A former chemist who tested drugs for Massachusetts police departments in thousands of court cases was high almost every day she went to work for eight years, investigators have said.

Sonja Farak, who worked for an Amherst laboratory which tested drug samples for police, was on methamphetamines, ketamine, cocaine, LSD and other drugs during most of her time there, even when she testified in court, according to a report.

Cyndi Roy Gonzalez, a spokeswoman for Attorney General Maura Healey, said the information on Farak “will no doubt have implications for many cases”.

She said: “We are deeply concerned whenever the integrity of the justice system is called into question or compromised.”

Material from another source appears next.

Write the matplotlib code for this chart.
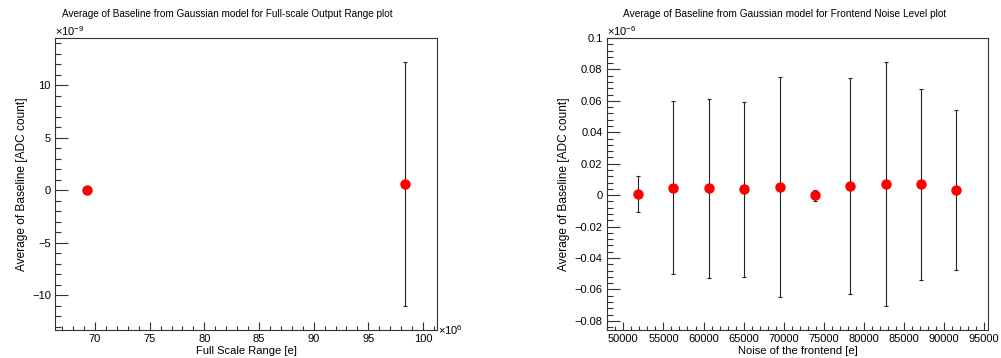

Annie Dookhan, a former chemist at the Hinton State Laboratory Institute, listens to the judge during her arraignment at Brockton Superior Court in Brockton, Massachusetts

Annie Dookhan was jailed for three years in 2013 for faking test results

Defence lawyer Luke Ryan told the Boston Herald that Farak handled around 30,000 cases while working at the lab between 2005 and 2013.

He said: “This is a statewide scandal, and I think it’s going to take an enormous toll on the system.”

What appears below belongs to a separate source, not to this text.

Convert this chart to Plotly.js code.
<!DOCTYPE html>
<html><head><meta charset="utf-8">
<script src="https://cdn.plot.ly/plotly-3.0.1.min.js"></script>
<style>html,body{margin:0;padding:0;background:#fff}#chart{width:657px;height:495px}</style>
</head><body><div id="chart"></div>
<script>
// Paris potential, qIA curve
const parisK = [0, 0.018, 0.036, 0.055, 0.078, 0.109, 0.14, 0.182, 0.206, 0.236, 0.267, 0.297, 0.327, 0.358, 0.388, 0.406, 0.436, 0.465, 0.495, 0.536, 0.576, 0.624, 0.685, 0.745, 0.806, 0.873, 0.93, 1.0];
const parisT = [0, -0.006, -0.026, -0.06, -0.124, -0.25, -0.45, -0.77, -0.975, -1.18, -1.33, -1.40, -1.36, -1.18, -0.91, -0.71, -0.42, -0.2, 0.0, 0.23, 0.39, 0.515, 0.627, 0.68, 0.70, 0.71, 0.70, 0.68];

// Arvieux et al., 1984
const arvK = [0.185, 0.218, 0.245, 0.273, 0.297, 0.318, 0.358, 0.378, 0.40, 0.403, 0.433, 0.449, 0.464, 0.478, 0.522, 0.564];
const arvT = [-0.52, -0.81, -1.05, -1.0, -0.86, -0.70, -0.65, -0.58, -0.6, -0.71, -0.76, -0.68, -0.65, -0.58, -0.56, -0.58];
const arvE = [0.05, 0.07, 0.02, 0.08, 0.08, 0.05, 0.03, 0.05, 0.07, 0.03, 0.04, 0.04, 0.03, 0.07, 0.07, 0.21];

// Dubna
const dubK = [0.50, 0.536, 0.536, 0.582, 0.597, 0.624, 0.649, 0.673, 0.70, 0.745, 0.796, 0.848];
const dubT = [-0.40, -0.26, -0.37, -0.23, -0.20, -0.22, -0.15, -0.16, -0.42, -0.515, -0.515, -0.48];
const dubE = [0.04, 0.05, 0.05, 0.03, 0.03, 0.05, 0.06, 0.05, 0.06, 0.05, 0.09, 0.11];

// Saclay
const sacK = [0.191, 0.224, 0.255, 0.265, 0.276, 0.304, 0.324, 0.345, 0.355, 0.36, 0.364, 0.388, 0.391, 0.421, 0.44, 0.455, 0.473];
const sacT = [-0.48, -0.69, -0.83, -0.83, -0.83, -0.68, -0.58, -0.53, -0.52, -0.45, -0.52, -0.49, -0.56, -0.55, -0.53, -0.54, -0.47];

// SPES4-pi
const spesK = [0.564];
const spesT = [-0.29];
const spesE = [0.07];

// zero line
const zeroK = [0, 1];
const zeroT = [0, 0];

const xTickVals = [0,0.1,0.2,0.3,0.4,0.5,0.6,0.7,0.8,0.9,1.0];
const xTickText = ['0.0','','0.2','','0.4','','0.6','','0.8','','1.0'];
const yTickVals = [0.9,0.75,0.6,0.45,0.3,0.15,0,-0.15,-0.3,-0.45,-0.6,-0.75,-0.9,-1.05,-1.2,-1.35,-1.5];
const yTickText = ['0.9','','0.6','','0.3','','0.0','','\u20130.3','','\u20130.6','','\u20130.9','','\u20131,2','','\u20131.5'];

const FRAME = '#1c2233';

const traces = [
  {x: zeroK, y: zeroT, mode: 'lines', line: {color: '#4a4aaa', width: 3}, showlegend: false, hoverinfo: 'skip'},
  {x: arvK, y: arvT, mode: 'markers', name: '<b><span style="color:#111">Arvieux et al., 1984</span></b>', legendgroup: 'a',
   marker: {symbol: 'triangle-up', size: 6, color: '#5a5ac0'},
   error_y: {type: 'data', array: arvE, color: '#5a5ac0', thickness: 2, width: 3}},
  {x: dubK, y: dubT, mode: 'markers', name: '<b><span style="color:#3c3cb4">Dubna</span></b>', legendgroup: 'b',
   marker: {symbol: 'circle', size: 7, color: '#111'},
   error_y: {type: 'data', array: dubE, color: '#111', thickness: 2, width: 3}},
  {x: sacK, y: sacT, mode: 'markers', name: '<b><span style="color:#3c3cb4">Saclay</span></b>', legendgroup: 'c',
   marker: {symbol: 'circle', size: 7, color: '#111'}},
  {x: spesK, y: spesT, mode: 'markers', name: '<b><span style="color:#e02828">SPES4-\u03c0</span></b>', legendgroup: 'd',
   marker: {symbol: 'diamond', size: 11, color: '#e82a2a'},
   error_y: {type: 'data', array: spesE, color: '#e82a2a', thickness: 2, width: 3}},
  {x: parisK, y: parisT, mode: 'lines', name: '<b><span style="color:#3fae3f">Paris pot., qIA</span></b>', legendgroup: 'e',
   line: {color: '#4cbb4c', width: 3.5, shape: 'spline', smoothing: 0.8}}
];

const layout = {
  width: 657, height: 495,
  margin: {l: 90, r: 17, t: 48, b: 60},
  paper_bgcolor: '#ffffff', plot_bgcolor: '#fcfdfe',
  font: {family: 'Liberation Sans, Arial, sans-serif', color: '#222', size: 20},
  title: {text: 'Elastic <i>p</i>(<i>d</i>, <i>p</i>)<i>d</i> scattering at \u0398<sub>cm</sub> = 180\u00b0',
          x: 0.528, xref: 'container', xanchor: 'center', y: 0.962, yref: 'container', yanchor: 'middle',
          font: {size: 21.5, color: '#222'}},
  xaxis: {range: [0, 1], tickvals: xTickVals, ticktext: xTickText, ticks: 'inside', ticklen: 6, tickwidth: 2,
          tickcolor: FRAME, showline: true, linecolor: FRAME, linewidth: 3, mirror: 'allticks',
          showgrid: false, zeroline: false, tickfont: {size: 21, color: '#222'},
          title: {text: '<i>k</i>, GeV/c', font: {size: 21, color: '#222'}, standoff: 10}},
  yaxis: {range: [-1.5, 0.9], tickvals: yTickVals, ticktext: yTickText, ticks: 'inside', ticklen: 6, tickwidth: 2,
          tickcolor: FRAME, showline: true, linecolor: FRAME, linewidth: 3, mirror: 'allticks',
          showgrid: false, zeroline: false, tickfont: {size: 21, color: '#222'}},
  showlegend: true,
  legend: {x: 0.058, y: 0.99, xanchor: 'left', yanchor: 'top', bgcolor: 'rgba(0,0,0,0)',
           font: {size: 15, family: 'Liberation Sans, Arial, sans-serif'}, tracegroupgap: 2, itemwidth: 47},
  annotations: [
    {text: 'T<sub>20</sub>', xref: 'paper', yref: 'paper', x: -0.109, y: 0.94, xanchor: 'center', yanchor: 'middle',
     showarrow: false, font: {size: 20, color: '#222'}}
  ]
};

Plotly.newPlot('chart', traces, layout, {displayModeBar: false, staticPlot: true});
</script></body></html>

The American Civil Liberties Union of Massachusetts (ACLU) said the number of criminal cases affected by Farak’s misconduct could rival the approximately 40,000 cases thrown into question by the actions of Annie Dookhan, who worked at a state drug lab in Boston.

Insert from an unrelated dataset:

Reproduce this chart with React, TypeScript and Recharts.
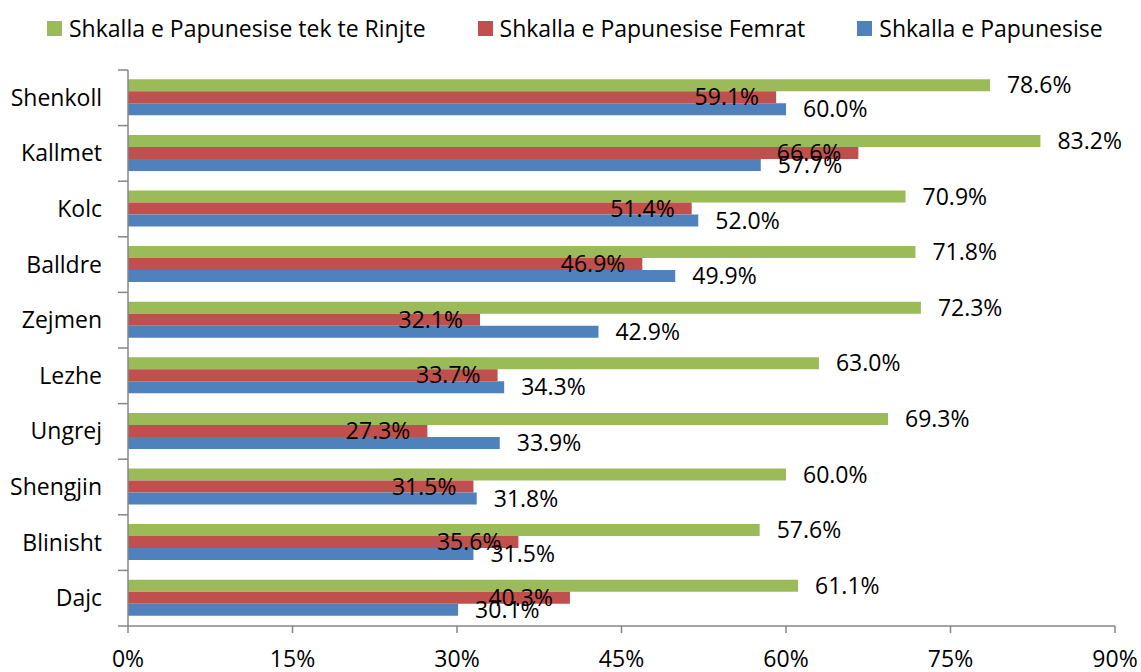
import React from "react";
import { BarChart, Bar, XAxis, YAxis, LabelList } from "recharts";

const CATEGORIES = [
  "Shenkoll",
  "Kallmet",
  "Kolc",
  "Balldre",
  "Zejmen",
  "Lezhe",
  "Ungrej",
  "Shengjin",
  "Blinisht",
  "Dajc",
];

const RINJTE = [78.6, 83.2, 70.9, 71.8, 72.3, 63.0, 69.3, 60.0, 57.6, 61.1];
const FEMRAT = [59.1, 66.6, 51.4, 46.9, 32.1, 33.7, 27.3, 31.5, 35.6, 40.3];
const TOTAL = [60.0, 57.7, 52.0, 49.9, 42.9, 34.3, 33.9, 31.8, 31.5, 30.1];

const X_TICKS = [0, 15, 30, 45, 60, 75, 90];

const SERIES = [
  { key: "rinjte", name: "Shkalla e Papunesise tek te Rinjte", color: "#9BBB59", labelPos: "right" },
  { key: "femrat", name: "Shkalla e Papunesise Femrat", color: "#C0504D", labelPos: "insideRight" },
  { key: "total", name: "Shkalla e Papunesise", color: "#4F81BD", labelPos: "right" },
];

const chartData = CATEGORIES.map((name, i) => ({
  name,
  rinjte: RINJTE[i],
  femrat: FEMRAT[i],
  total: TOTAL[i],
}));

const FONT = "'Open Sans', sans-serif";
const FONT_SIZE = 23;
const AXIS_COLOR = "#868686";
const Y_TICK_SIZE = 10;
const Y_TICK_MARGIN = 16;

const fmt = (v: any) => `${Number(v).toFixed(1)}%`;

// category ticks: Excel draws the tick marks between categories
function CategoryTick(props: any) {
  const { x, y, payload, index } = props;
  const half = payload?.offset ? payload.offset : 27.8;
  const axisX = x + Y_TICK_MARGIN + Y_TICK_SIZE;
  const isLast = index === CATEGORIES.length - 1;
  return (
    <g>
      <line x1={axisX - Y_TICK_SIZE} x2={axisX} y1={y - half} y2={y - half} stroke={AXIS_COLOR} strokeWidth={1.5} />
      {isLast && (
        <line x1={axisX - Y_TICK_SIZE} x2={axisX} y1={y + half} y2={y + half} stroke={AXIS_COLOR} strokeWidth={1.5} />
      )}
      <text x={x} y={y} dy="0.35em" textAnchor="end" fill="#000" fontSize={FONT_SIZE} fontFamily={FONT}>
        {payload.value}
      </text>
    </g>
  );
}

export default function App() {
  return (
    <div style={{ position: "absolute", left: 0, top: 0, width: 1141, height: 672, background: "#fff", fontFamily: FONT }}>
      <div
        style={{
          position: "absolute",
          left: 47,
          top: 13,
          display: "flex",
          alignItems: "center",
          fontSize: FONT_SIZE,
          lineHeight: "30px",
          whiteSpace: "nowrap",
        }}
      >
        {SERIES.map((s, i) => (
          <div key={s.key} style={{ display: "flex", alignItems: "center", marginLeft: i === 0 ? 0 : 52 }}>
            <span style={{ width: 15, height: 15, background: s.color, marginRight: 7, display: "inline-block" }} />
            <span>{s.name}</span>
          </div>
        ))}
      </div>
      <BarChart
        width={1141}
        height={672}
        data={chartData}
        layout="vertical"
        margin={{ top: 70, right: 26, bottom: 0, left: 0 }}
        barCategoryGap={9.3}
        barGap={0}
      >
        <XAxis
          type="number"
          domain={[0, 90]}
          ticks={X_TICKS}
          tickFormatter={(v: number) => `${v}%`}
          height={46}
          tickSize={7}
          tickMargin={18}
          axisLine={{ stroke: AXIS_COLOR, strokeWidth: 1.5 }}
          tickLine={{ stroke: AXIS_COLOR, strokeWidth: 1.5 }}
          tick={{ fill: "#000", fontSize: FONT_SIZE, fontFamily: FONT }}
          interval={0}
        />
        <YAxis
          type="category"
          dataKey="name"
          width={128}
          tickSize={Y_TICK_SIZE}
          tickMargin={Y_TICK_MARGIN}
          tickLine={false}
          axisLine={{ stroke: AXIS_COLOR, strokeWidth: 1.5 }}
          tick={<CategoryTick />}
          interval={0}
        />
        {SERIES.map((s) => (
          <Bar key={s.key} dataKey={s.key} name={s.name} fill={s.color} isAnimationActive={false}>
            <LabelList
              dataKey={s.key}
              position={s.labelPos as any}
              offset={17}
              formatter={fmt}
              fill="#000"
              fontSize={FONT_SIZE}
              fontFamily={FONT}
            />
          </Bar>
        ))}
      </BarChart>
    </div>
  );
}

Dookhan was sentenced to at least three years in prison in 2013 after pleading guilty to faking test results in criminal cases which jeopardised thousands of convictions.

Matthew Segal, legal director of ACLU, said: “It’s now beyond doubt that the drug war in Massachusetts during the Dookhan-Farak era was built on a foundation of falsified evidence.”

He said that prosecutors who got convictions using drug samples tested by Farak “have an obligation to identify and notify everyone who might have been denied due process”.

Farak has admitted ingesting lab “standards” – drug samples used as benchmarks to test against substances submitted by police for testing.

Mr Segal said all cases that went through the lab should be re-examined.

Farak, 37, of Northampton, pleaded guilty to tampering with evidence, stealing cocaine from the lab and unlawful possession in January 2014 and was sentenced to 18 months in prison. She served her sentence and has been released.

During her own grand jury testimony, she admitted she once smoked crack before a 2012 state police accreditation inspection of the now-closed lab. She also testified that she manufactured crack cocaine for her personal use in the lab.

Governor Charlie Baker has said the state will have to allocate more money to deal with the Farak scandal.

He said: “We certainly believe we are going to have a big responsibility to work with the courts and with others to make sure that people who are affected by this have the appropriate opportunity to engage in that conversation.”